The Tenth Circuit, per Judge Murguia (sitting by designation from the District of Kansas), reversed. The court held that Callahan's Fourth Amendment rights were violated under the following circumstances: Callahan invited an undercover confidential informant into his home for the purpose of selling the informant methamphetamine. As soon as the transaction was completed, the informant alerted police officers, who then entered Callahan's home and arrested him.
As the court acknowledged, under the "consent-once-removed" doctrine, there would have been no Fourth Amendment violation if the undercover person was a police officer and not an informant. In a matter of first impression, however, the Tenth Circuit declined to join three other circuits in extending the doctrine to informants.
Having determined that Callahan's rights were violated, the court moved to the next step in the qualified immunity analysis, and examined whether the right was so clearly established that the officers knew or should have known that their conduct was unconstitutional.
Unbelievably, the court defined the right at issue as "the right to be free from unreasonable searches and seizures." Of course, at that level of abstraction, everything would be clearly established, and the qualified immunity analysis would be an ineffectual way of protecting law enforcement officers from the burdens of full-fledged discovery and trial. In effect, Judge Murguia's formulation of the "clearly established" prong completely guts qualified immunity.

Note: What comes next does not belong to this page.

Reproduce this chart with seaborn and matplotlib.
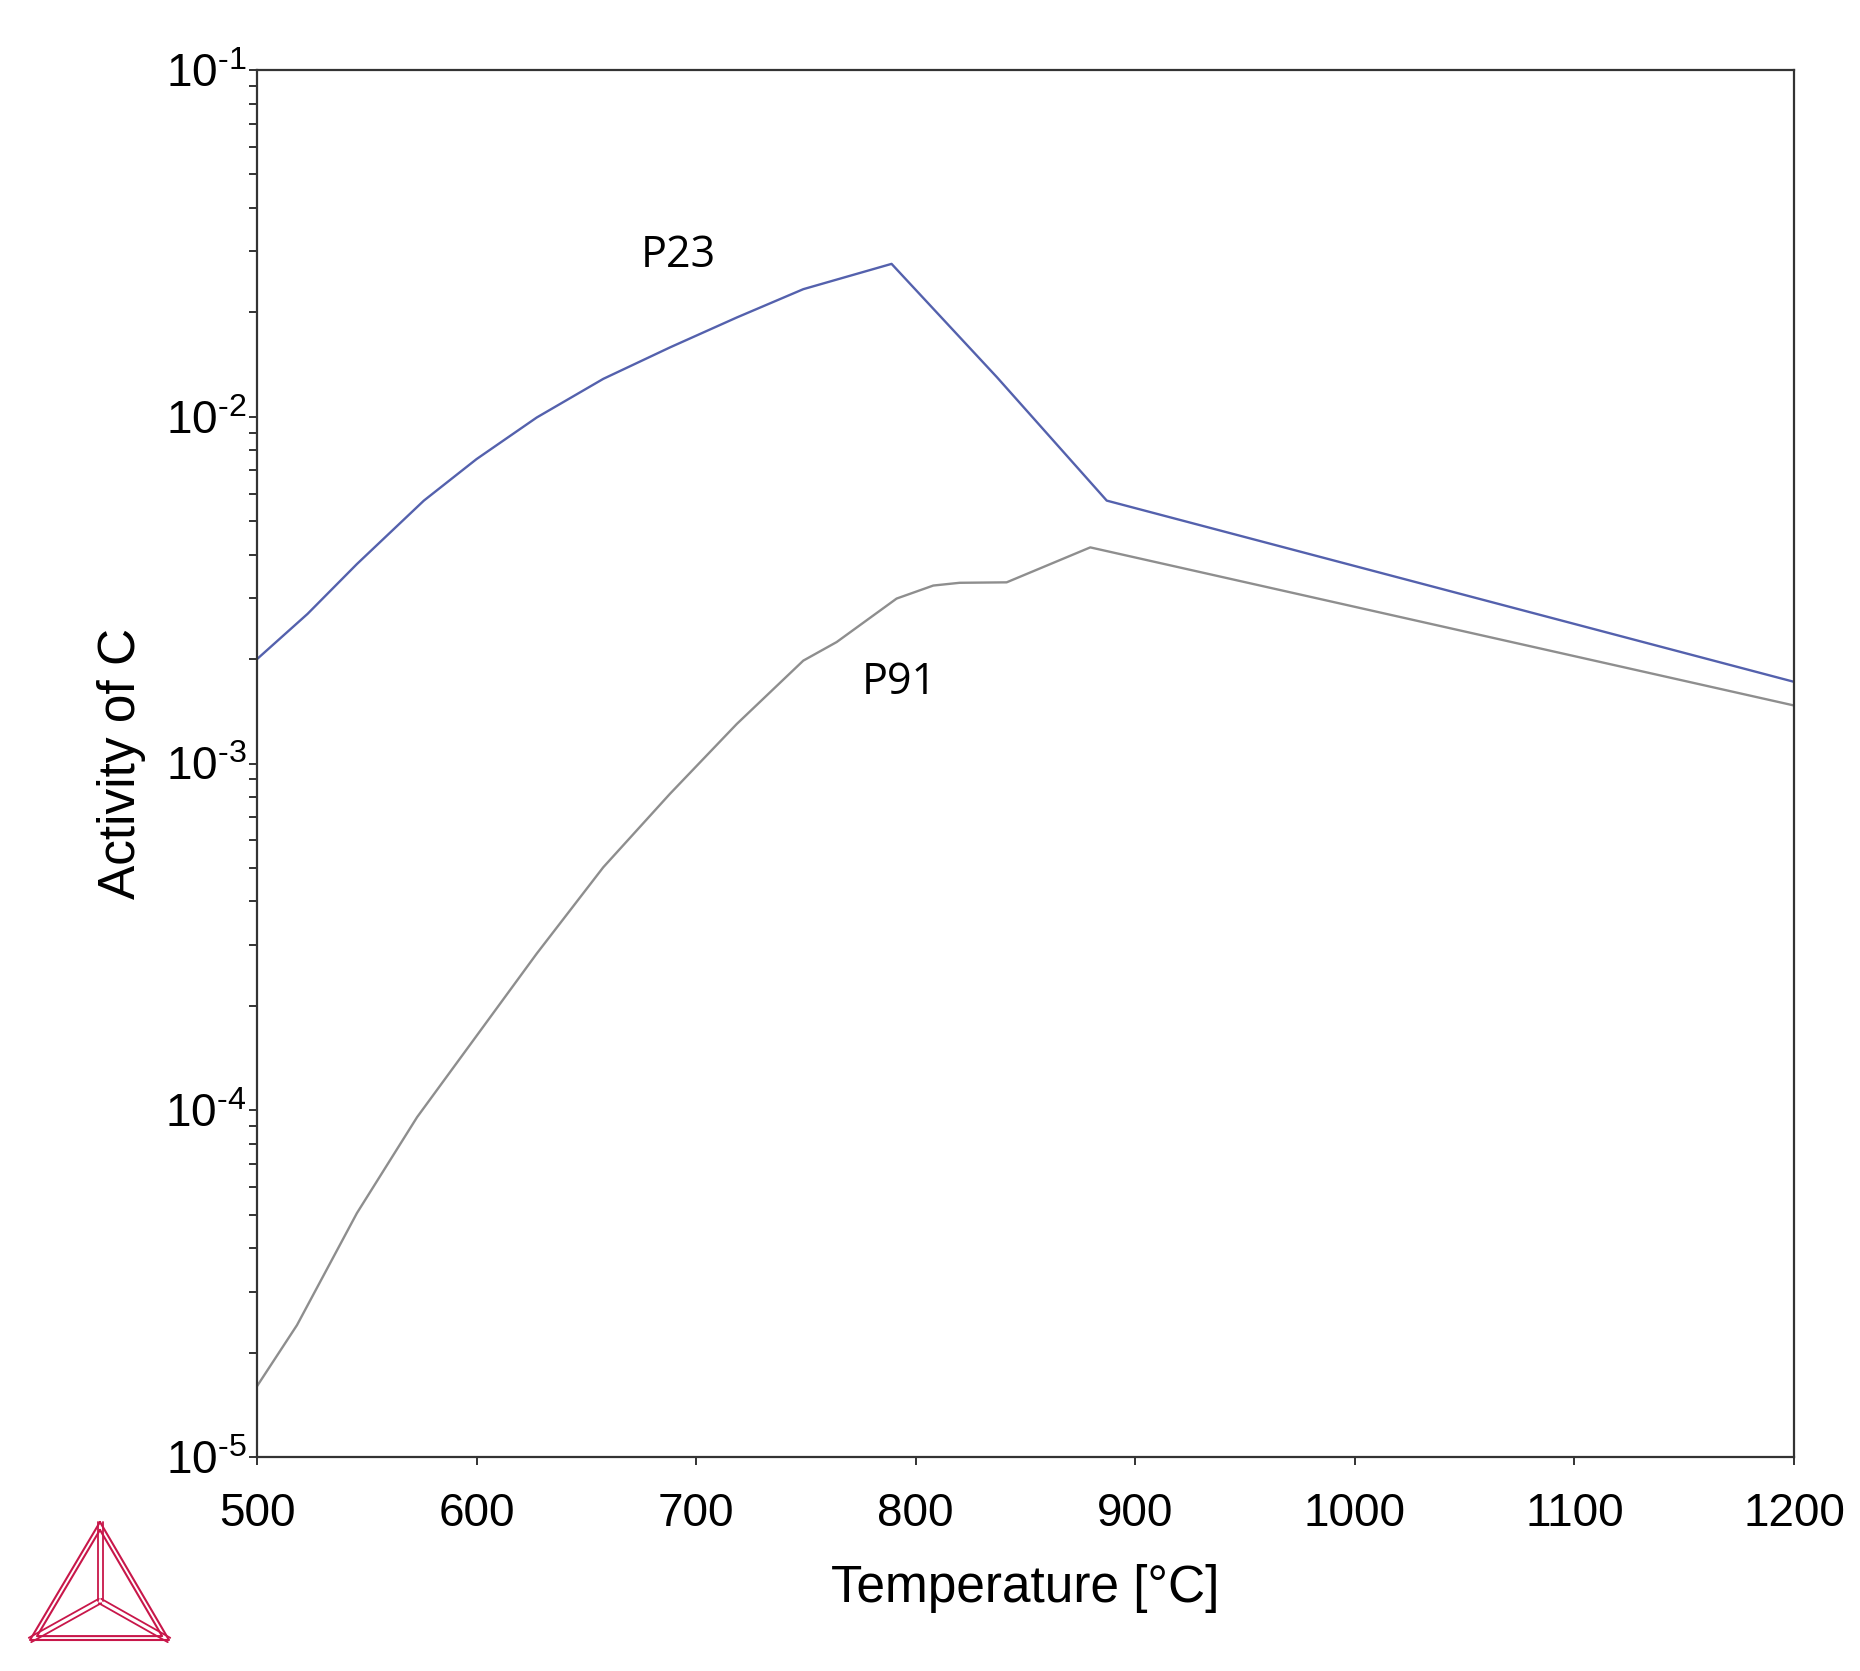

In dissent, Judge Kelly vehemently disagreed with the majority's analysis, arguing that (a) the consent-once-removed doctrine should be extended to undercover informants (in this regard, he reasonably questions why a homeowner’s legitimate expectation of privacy should be greater when he allows a confidential informant into his home and sells drugs to him rather than a full-fledged undercover officer), and (b) it could not possibly have been clearly established at the time that the consent-once-removed doctrine did not apply, where the Tenth Circuit had not yet addressed the issue and three other circuits had extended the doctrine to undercover informants.
The consent-once-removed issue is debatable, and while I find Judge Kelly's dissent far more persuasive, I think a good argument could be made against extending the doctrine to informants. But I find the court's "clearly established" analysis utterly indefensible. One can only hope that the defendants in this case file a petition for rehearing, and an en banc panel fixes this terrible decision. (In this regard, it is interesting to note that neither judge in the majority would participate in an en banc decision.)
Finally, this case further underscores my observation earlier this year that appellate panels with visiting judges appear to be far more likely to produce dissenting opinions.